• [Your goal]: Output each entry that follows exactly. Images stay out.

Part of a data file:
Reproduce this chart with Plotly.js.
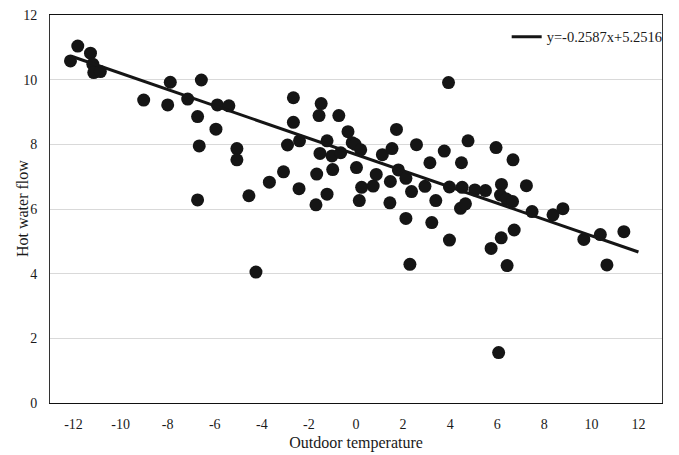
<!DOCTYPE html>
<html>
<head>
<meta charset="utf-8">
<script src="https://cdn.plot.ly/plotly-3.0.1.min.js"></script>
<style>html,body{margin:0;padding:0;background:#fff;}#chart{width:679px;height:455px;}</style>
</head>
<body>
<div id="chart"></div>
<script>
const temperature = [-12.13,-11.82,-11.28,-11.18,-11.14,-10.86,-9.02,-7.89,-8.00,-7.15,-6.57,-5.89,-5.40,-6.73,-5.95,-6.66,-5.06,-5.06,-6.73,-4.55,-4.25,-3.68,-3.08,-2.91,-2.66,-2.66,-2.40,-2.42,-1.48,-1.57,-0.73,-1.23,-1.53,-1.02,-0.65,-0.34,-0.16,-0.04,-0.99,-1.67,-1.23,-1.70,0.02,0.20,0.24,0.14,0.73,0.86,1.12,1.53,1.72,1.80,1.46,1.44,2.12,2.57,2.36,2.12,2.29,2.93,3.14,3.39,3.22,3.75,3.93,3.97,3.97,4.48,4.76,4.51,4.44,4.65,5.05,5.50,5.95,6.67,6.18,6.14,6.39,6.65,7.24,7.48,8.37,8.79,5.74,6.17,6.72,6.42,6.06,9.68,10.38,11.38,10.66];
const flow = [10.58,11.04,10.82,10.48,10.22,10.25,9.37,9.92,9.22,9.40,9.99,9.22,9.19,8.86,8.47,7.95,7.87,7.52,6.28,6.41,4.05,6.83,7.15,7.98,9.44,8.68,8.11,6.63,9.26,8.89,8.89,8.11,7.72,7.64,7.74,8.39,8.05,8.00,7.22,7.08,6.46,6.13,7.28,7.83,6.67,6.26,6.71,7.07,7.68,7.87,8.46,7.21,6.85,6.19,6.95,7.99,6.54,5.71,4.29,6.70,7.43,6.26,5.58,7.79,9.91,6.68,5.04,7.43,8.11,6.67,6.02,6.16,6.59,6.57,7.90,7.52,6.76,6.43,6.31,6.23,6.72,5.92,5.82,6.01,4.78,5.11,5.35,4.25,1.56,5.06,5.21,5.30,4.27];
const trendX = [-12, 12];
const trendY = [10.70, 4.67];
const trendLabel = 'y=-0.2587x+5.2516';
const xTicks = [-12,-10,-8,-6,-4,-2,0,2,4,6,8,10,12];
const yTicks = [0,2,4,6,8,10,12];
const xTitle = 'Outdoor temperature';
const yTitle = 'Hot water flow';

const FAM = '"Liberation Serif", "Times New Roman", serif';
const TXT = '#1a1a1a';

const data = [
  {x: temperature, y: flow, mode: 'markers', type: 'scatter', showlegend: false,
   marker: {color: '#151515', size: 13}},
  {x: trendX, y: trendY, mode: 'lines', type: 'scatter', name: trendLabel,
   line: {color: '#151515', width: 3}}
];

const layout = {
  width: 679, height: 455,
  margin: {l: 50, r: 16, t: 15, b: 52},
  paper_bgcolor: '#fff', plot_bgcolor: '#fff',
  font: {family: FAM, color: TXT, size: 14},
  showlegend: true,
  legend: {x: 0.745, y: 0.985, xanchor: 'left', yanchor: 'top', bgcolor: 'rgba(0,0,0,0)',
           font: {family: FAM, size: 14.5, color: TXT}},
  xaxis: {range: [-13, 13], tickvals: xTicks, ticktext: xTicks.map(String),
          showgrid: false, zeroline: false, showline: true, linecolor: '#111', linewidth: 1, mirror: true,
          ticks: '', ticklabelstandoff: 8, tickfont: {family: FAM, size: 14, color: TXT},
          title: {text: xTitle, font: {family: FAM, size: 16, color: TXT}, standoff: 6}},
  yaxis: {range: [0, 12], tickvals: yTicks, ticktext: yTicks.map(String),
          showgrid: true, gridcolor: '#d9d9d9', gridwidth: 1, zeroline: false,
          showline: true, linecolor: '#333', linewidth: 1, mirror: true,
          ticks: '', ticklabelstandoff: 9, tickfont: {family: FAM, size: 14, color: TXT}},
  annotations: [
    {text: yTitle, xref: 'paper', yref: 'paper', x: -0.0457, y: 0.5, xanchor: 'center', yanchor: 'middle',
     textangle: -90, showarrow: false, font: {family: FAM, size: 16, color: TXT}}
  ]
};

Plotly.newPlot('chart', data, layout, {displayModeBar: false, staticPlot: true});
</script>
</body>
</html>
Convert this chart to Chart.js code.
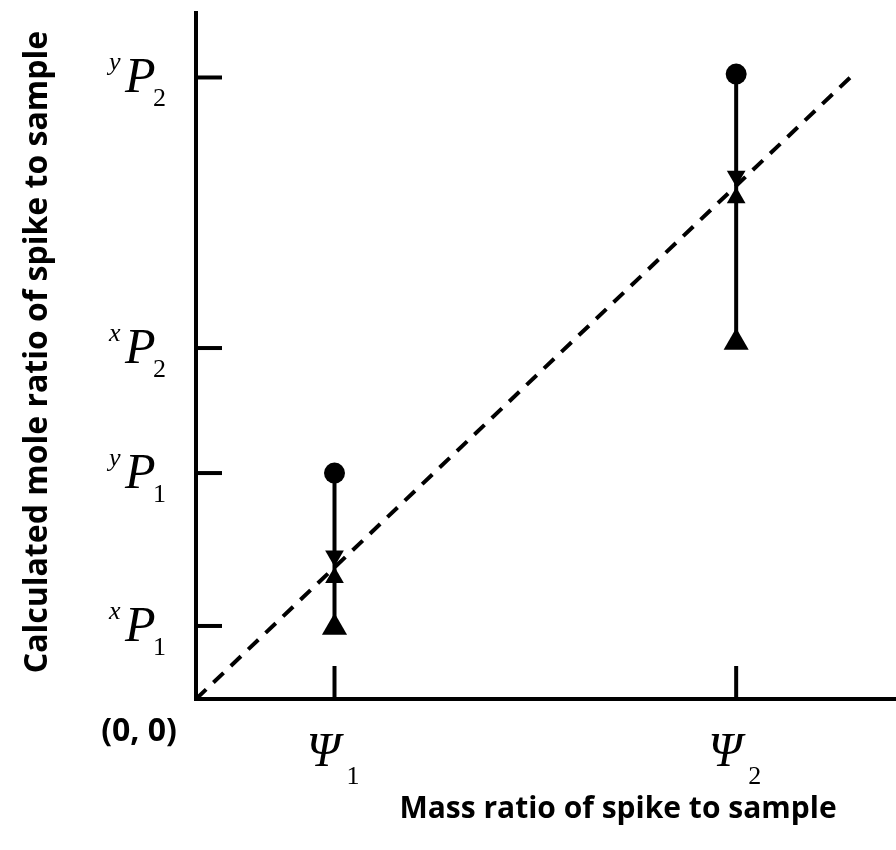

• [Solution for this task]:
Reproduce this chart with Plotly.js.
<!DOCTYPE html>
<html>
<head>
<meta charset="utf-8">
<script src="https://cdn.plot.ly/plotly-3.0.1.min.js"></script>
<style>html,body{margin:0;padding:0;background:#fff;}#chart{width:679px;height:455px;}</style>
</head>
<body>
<div id="chart"></div>
<script>
const temperature = [-12.13,-11.82,-11.28,-11.18,-11.14,-10.86,-9.02,-7.89,-8.00,-7.15,-6.57,-5.89,-5.40,-6.73,-5.95,-6.66,-5.06,-5.06,-6.73,-4.55,-4.25,-3.68,-3.08,-2.91,-2.66,-2.66,-2.40,-2.42,-1.48,-1.57,-0.73,-1.23,-1.53,-1.02,-0.65,-0.34,-0.16,-0.04,-0.99,-1.67,-1.23,-1.70,0.02,0.20,0.24,0.14,0.73,0.86,1.12,1.53,1.72,1.80,1.46,1.44,2.12,2.57,2.36,2.12,2.29,2.93,3.14,3.39,3.22,3.75,3.93,3.97,3.97,4.48,4.76,4.51,4.44,4.65,5.05,5.50,5.95,6.67,6.18,6.14,6.39,6.65,7.24,7.48,8.37,8.79,5.74,6.17,6.72,6.42,6.06,9.68,10.38,11.38,10.66];
const flow = [10.58,11.04,10.82,10.48,10.22,10.25,9.37,9.92,9.22,9.40,9.99,9.22,9.19,8.86,8.47,7.95,7.87,7.52,6.28,6.41,4.05,6.83,7.15,7.98,9.44,8.68,8.11,6.63,9.26,8.89,8.89,8.11,7.72,7.64,7.74,8.39,8.05,8.00,7.22,7.08,6.46,6.13,7.28,7.83,6.67,6.26,6.71,7.07,7.68,7.87,8.46,7.21,6.85,6.19,6.95,7.99,6.54,5.71,4.29,6.70,7.43,6.26,5.58,7.79,9.91,6.68,5.04,7.43,8.11,6.67,6.02,6.16,6.59,6.57,7.90,7.52,6.76,6.43,6.31,6.23,6.72,5.92,5.82,6.01,4.78,5.11,5.35,4.25,1.56,5.06,5.21,5.30,4.27];
const trendX = [-12, 12];
const trendY = [10.70, 4.67];
const trendLabel = 'y=-0.2587x+5.2516';
const xTicks = [-12,-10,-8,-6,-4,-2,0,2,4,6,8,10,12];
const yTicks = [0,2,4,6,8,10,12];
const xTitle = 'Outdoor temperature';
const yTitle = 'Hot water flow';

const FAM = '"Liberation Serif", "Times New Roman", serif';
const TXT = '#1a1a1a';

const data = [
  {x: temperature, y: flow, mode: 'markers', type: 'scatter', showlegend: false,
   marker: {color: '#151515', size: 13}},
  {x: trendX, y: trendY, mode: 'lines', type: 'scatter', name: trendLabel,
   line: {color: '#151515', width: 3}}
];

const layout = {
  width: 679, height: 455,
  margin: {l: 50, r: 16, t: 15, b: 52},
  paper_bgcolor: '#fff', plot_bgcolor: '#fff',
  font: {family: FAM, color: TXT, size: 14},
  showlegend: true,
  legend: {x: 0.745, y: 0.985, xanchor: 'left', yanchor: 'top', bgcolor: 'rgba(0,0,0,0)',
           font: {family: FAM, size: 14.5, color: TXT}},
  xaxis: {range: [-13, 13], tickvals: xTicks, ticktext: xTicks.map(String),
          showgrid: false, zeroline: false, showline: true, linecolor: '#111', linewidth: 1, mirror: true,
          ticks: '', ticklabelstandoff: 8, tickfont: {family: FAM, size: 14, color: TXT},
          title: {text: xTitle, font: {family: FAM, size: 16, color: TXT}, standoff: 6}},
  yaxis: {range: [0, 12], tickvals: yTicks, ticktext: yTicks.map(String),
          showgrid: true, gridcolor: '#d9d9d9', gridwidth: 1, zeroline: false,
          showline: true, linecolor: '#333', linewidth: 1, mirror: true,
          ticks: '', ticklabelstandoff: 9, tickfont: {family: FAM, size: 14, color: TXT}},
  annotations: [
    {text: yTitle, xref: 'paper', yref: 'paper', x: -0.0457, y: 0.5, xanchor: 'center', yanchor: 'middle',
     textangle: -90, showarrow: false, font: {family: FAM, size: 16, color: TXT}}
  ]
};

Plotly.newPlot('chart', data, layout, {displayModeBar: false, staticPlot: true});
</script>
</body>
</html>
Convert this chart to Chart.js code.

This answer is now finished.